Si tratta di un rapidissimo approccio poiché l’anno dopo si dimette («mi annoiavo a morte nelle sedute. Quasi come nei consigli di scuola: anche lì mi portavo un libro da leggere sotto banco [... ]. Io sono aliena assolutamente dall’occuparmi di questioni politiche, sociali, economiche: soltanto conservo la convinzione che sono da combattere le risorgenze fasciste»).

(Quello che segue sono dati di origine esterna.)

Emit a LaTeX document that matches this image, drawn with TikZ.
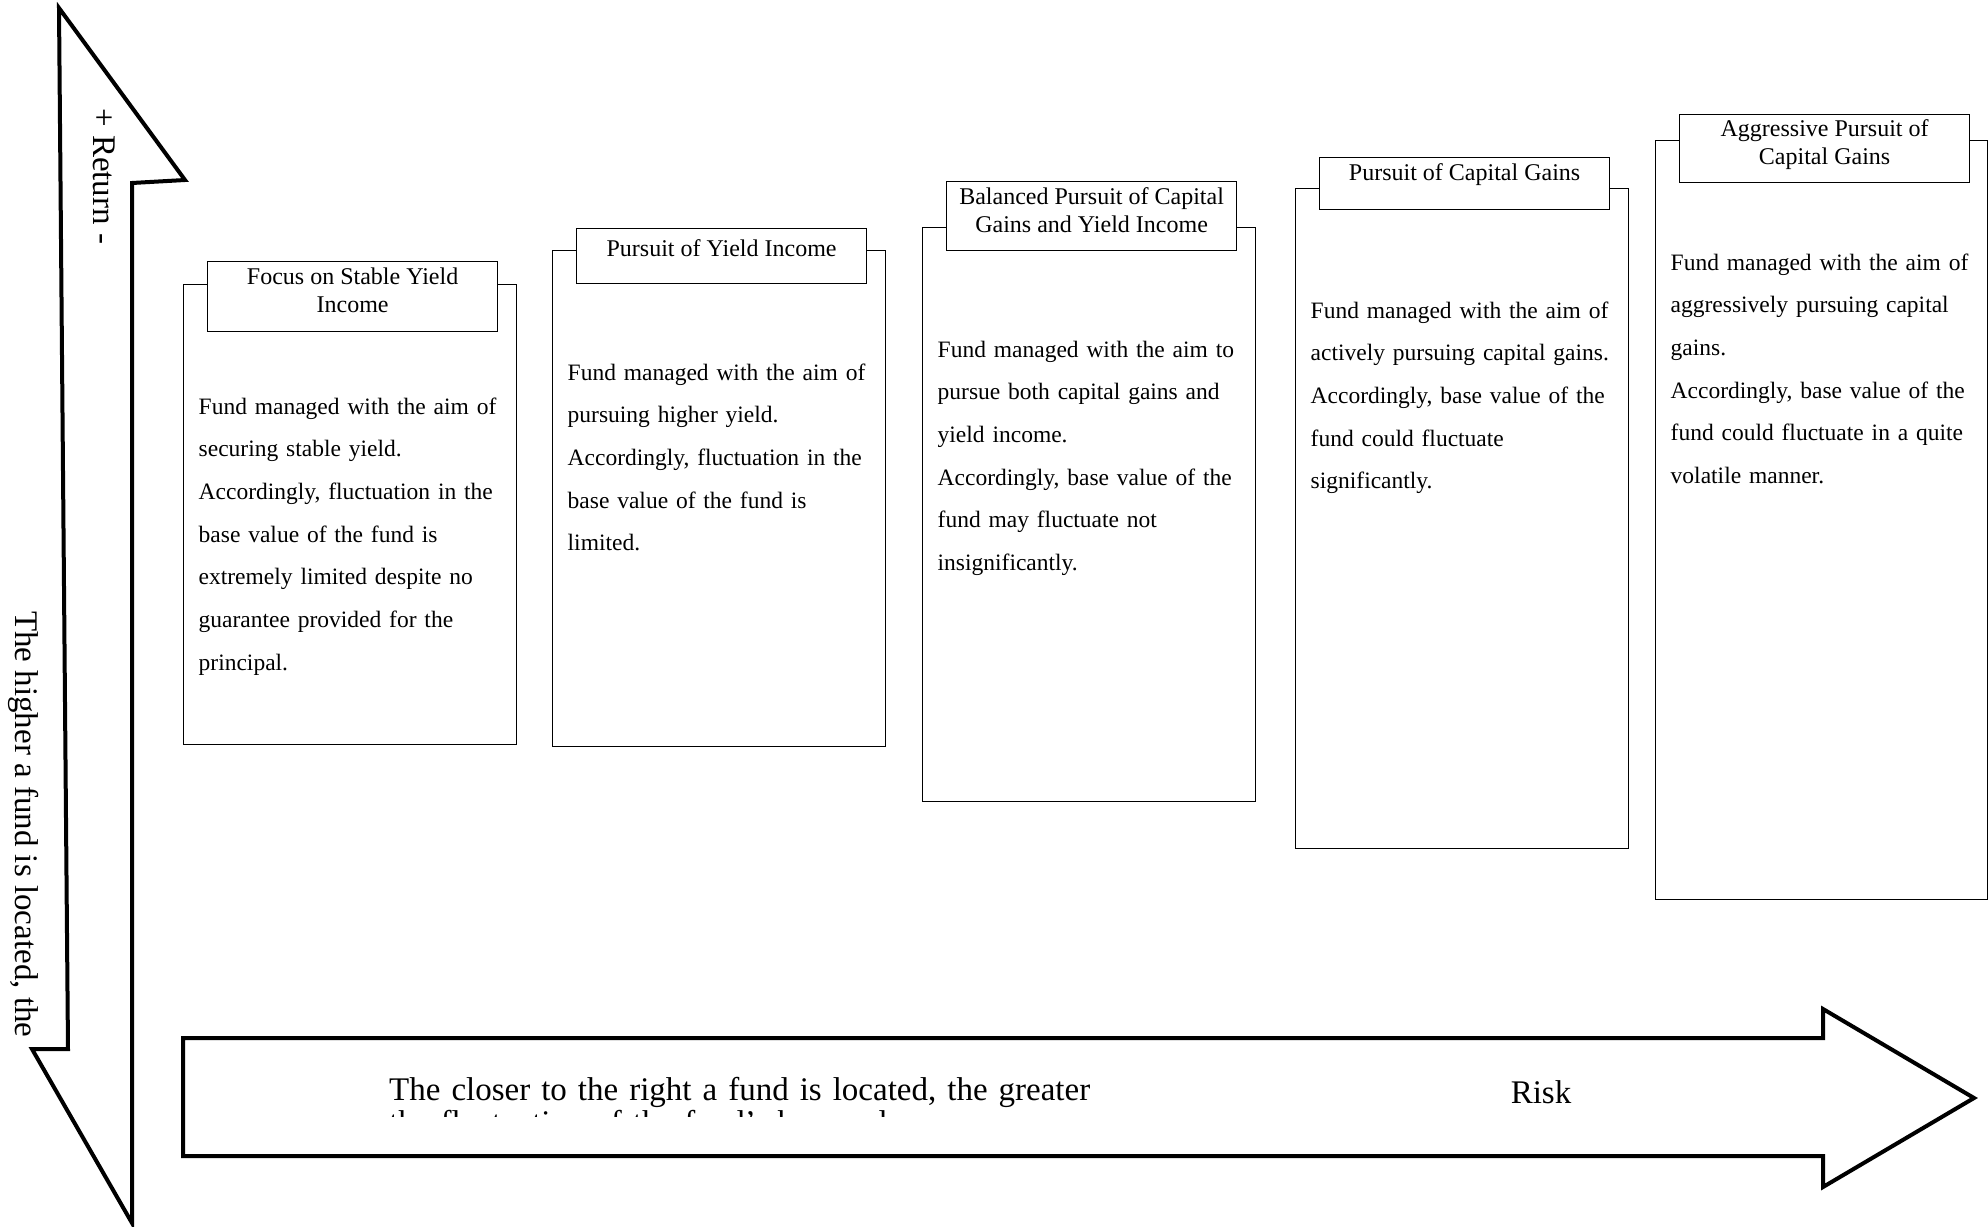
\documentclass[tikz,border=0pt]{standalone}
\usepackage{fontspec}
\setmainfont{Liberation Serif}
\usepackage{tikz}
\usetikzlibrary{positioning, calc}
\newcommand{\headFont}{\fontsize{24}{28}\selectfont}
\newcommand{\bodyFont}{\fontsize{23.5}{42.7}\selectfont}
\newcommand{\bigFont}{\fontsize{33}{33}\selectfont}
\tikzstyle{bigarrow} = [line width=4pt, line join=miter, draw=black, fill=white]
\tikzstyle{fundbox} = [rectangle, draw=black, line width=1pt, minimum width=333pt, inner sep=0pt, anchor=north west]
\tikzstyle{headbox} = [rectangle, draw=black, fill=white, line width=1.2pt, minimum width=290pt, inner sep=0pt, align=center, font=\headFont, anchor=north west, xshift=24pt]
\tikzstyle{bodytext} = [text width=310pt, align=left, inner sep=0pt, font=\bodyFont, anchor=base west, xshift=15.5pt, yshift=-130pt]
\tikzstyle{bigtext} = [inner sep=0pt, font=\bigFont]

\begin{document}
\begin{tikzpicture}[x=1pt, y=-1pt]
\useasboundingbox (0,0) rectangle (1988,1226);

\draw [bigarrow] (59,8) -- (185,180) -- (132,183) -- (132,1223) -- (32,1049) -- (68,1049) -- cycle;
\draw [bigarrow] (183,1038) -- (1823,1038) -- (1823,1009) -- (1974,1098) -- (1823,1187) -- (1823,1156) -- (183,1156) -- cycle;

\node (returnLabel) [bigtext, rotate=-90, anchor=base west] at (93,108) {+ Return -};
\node (higherLabel) [bigtext, rotate=-90, anchor=base west] at (16,611) {The higher a fund is located, the};

\node (fund1) [fundbox, minimum height=460pt] at (183,284) {};
\node (head1) [headbox, minimum height=70pt, yshift=23pt, text depth=13pt] at (fund1.north west) {Focus on Stable Yield\\Income};
\node (body1) [bodytext] at (fund1.north west) {Fund managed with the aim of\\securing stable yield.\\Accordingly, fluctuation in the\\base value of the fund is\\extremely limited despite no\\guarantee provided for the\\principal.};

\node (fund2) [fundbox, minimum height=496pt] at (552,250) {};
\node (head2) [headbox, minimum height=55pt, yshift=22pt, text depth=17pt] at (fund2.north west) {Pursuit of Yield Income};
\node (body2) [bodytext] at (fund2.north west) {Fund managed with the aim of\\pursuing higher yield.\\Accordingly, fluctuation in the\\base value of the fund is\\limited.};

\node (fund3) [fundbox, minimum height=574pt] at (922,227) {};
\node (head3) [headbox, minimum height=69pt, yshift=46pt, text depth=13pt] at (fund3.north west) {Balanced Pursuit of Capital\\Gains and Yield Income};
\node (body3) [bodytext] at (fund3.north west) {Fund managed with the aim to\\pursue both capital gains and\\yield income.\\Accordingly, base value of the\\fund may fluctuate not\\insignificantly.};

\node (fund4) [fundbox, minimum height=660pt] at (1295,188) {};
\node (head4) [headbox, minimum height=52pt, yshift=31pt, text depth=24pt] at (fund4.north west) {Pursuit of Capital Gains};
\node (body4) [bodytext] at (fund4.north west) {Fund managed with the aim of\\actively pursuing capital gains.\\Accordingly, base value of the\\fund could fluctuate\\significantly.};

\node (fund5) [fundbox, minimum width=332pt, minimum height=759pt] at (1655,140) {};
\node (head5) [headbox, minimum height=68pt, yshift=26.5pt, text depth=13pt] at (fund5.north west) {Aggressive Pursuit of\\Capital Gains};
\node (body5) [bodytext] at (fund5.north west) {Fund managed with the aim of\\aggressively pursuing capital\\gains.\\Accordingly, base value of the\\fund could fluctuate in a quite\\volatile manner.};

\node (risk) [bigtext, anchor=base] at (1541,1103) {Risk};
\begin{scope}
\clip (183,1040) rectangle (1823,1116);
\node (closer) [bigtext, text width=800pt, align=left, anchor=base west] at (389,1100) {The closer to the right a fund is located, the greater\\the fluctuation of the fund's base value.};
\end{scope}

\end{tikzpicture}
\end{document}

Al centro dei suoi interessi letterari vi sono, in questo periodo, i «misteriosi anni Venti»: questo avrebbe dovuto essere il titolo del libro che invece si chiamerà Una giovinezza inventata, una specie di ideale continuazione de Le parole tra noi leggere. Ancora una volta, procede a ritroso nel tempo e racconta la propria giovinezza, la malinconia, l’amore, i disagi, le difficoltà legate alla condizione femminile nel romanzo «più autobiografico e più romanzesco», così lo definisce Cesare Segre (in Opere, Milano, Mondadori, 1991, p. XLVII).

È la storia dell’educazione sentimentale (non a caso la Romano fu traduttrice del celebre romanzo di Gustave Flaubert) di Lalla che racconta l’intellettuale travolgimento per la pittura, i rapimenti sentimentali per Antonicelli, la fatica di crescere, l’attrazione per il sesso, le amicizie femminili. Nel 1986 inizia una nuova “vita” letteraria per l’infaticabile, tenace e anticonformista Lalla: dopo la scomparsa del marito, Innocenzo Monti, alto funzionario della Banca Commerciale, si lega al giovane Antonio Ria con cui pubblica, primo di una serie di volumi con fotografie, La treccia di Tatiana.

Nei Mari estremi (1987) rievoca poi la sua vita coniugale a cui fa seguire Un sogno del Nord (1989) e Le lune di Hvar (1991). Sono opere destinate a rafforzare l’immagine della Romano narratrice della “penombra” della borghesia italiana, romanziera impietosa, a volte crudele, che si riscatta dai perduranti sensi di colpa tra mite aforismi e stilemi essenziali.